Every morning, I look forward to glancing at Dr. Ambedkar’s bust, in the far East corner of the Lehman Social Sciences Library, on my way to work. My eyes first rest on the bright garlands (offerings of admirers) that often adorn the bust, hanging around the neck, and then, unfailingly, go to the glasses carved in dark bronze (like the rest of the sculpture), almost indistinguishable from the broad face, but yet magnetically pulling my eyes in. I find myself drawn into the eyes of the “Father of the Constitution”, the “Doctor and Saint” or as people affectionately refer to him, Baba Saheb Ambedkar (1891-1956), and I unfailingly detect a subtle smile. I tried looking at the glasses, and the eyes, from different angles, and the smile is always there, barely perceptible, but definitely present. There is something slightly jolting, refreshing about this daily ritual: looking for that subtle grin has come to frame my mornings, and in fact, my whole experience of my working space, the Lehman Social Sciences Library. A grand library, designed like a “ship of state”, and part of the SIPA and Law School complex (–both designed by Max Abramovitz and Wallace Harrison— the latter is known for leading an international team of architects on the design of the United Nations Headquarters in NYC, and the former for designing the Philharmonic Hall at Lincoln Center –) the Lehman Social Sciences Library opened in the early 70s, and is often jokingly referred to by students as “the NASA Headquarters” or even “the bunker from the cold war”, for its subterranean open aesthetics and its typical late 60s, early 70s look. That is very far from how I experience this space, and I just realized recently, it is in large part due to my daily anticipation of seeing that fleeting grin in the morning subterranean light of Lehman Library’s open skyline.

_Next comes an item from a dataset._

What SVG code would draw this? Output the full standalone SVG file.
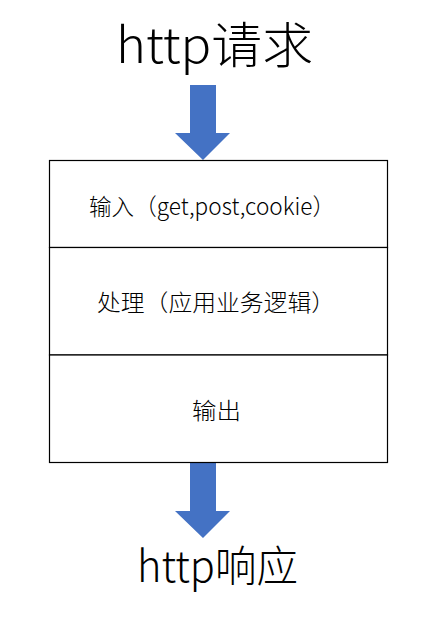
<svg xmlns="http://www.w3.org/2000/svg" width="445" height="619" viewBox="0 0 445 619">
<style>
.t{font-family:"Noto Sans CJK SC","Noto Sans",sans-serif;fill:#000;font-weight:300}
.mid{font-size:23px}
.box{fill:#fff;stroke:#000;stroke-width:1.2}
.arr{fill:#4472C4}
</style>
<rect width="445" height="619" fill="#fff"/>
<g id="title-request"><text class="t" style="font-size:49px" x="116" y="63" textLength="197" lengthAdjust="spacingAndGlyphs">http请求</text></g>
<g id="connectors">
<path class="arr" d="M190,85 H216 V133 H230 L203,160 L175,133 H190 Z"/>
<path class="arr" d="M190,463 H216 V511 H230 L203,538 L175,511 H190 Z"/>
</g>
<g id="node-input">
<rect class="box" x="49.5" y="160.5" width="338" height="87"/>
<text class="t mid" x="89" y="215" textLength="246" lengthAdjust="spacingAndGlyphs">输入（get,post,cookie）</text>
</g>
<g id="node-process">
<rect class="box" x="49.5" y="247.5" width="338" height="107.5"/>
<text class="t mid" x="97" y="311" textLength="238" lengthAdjust="spacingAndGlyphs">处理（应用业务逻辑）</text>
</g>
<g id="node-output">
<rect class="box" x="49.5" y="355" width="338" height="107.5"/>
<text class="t mid" x="192" y="419" textLength="49" lengthAdjust="spacingAndGlyphs">输出</text>
</g>
<g id="title-response"><text class="t" style="font-size:43px" x="137" y="582" textLength="161" lengthAdjust="spacingAndGlyphs">http响应</text></g>
</svg>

For those of you who may not know, Dr. Ambedkar is a Dalit, an Indian jurist, economist, politician, activist and social reformer, who systematically campaigned against social discrimination towards women, workers, but most notably, towards the Dalits, and forcefully argued against the caste system in Hindu society. Dr. Ambedkar was the main architect of the Constitution of India, and served as the first law and justice minister of the Republic of India, and is considered by many one of the foremost global critical thinkers of the 20th c., and a founder of the Dalit Buddhist movement. Ambedkar’s fight for social justice for Dalits, as well as women, and workers consumed his life’s activities: in 1950 he resigned from his position as the country’s first minister of law when Nehru’s cabinet refused to pass the Women’s Rights Bill. His feud with Mahatma Gandhi over Dalit political representation and suffrage in the newly independent State of India is by now famous, or I should say notorious, and it is Dr. Ambedkar who comes out on the right side of history.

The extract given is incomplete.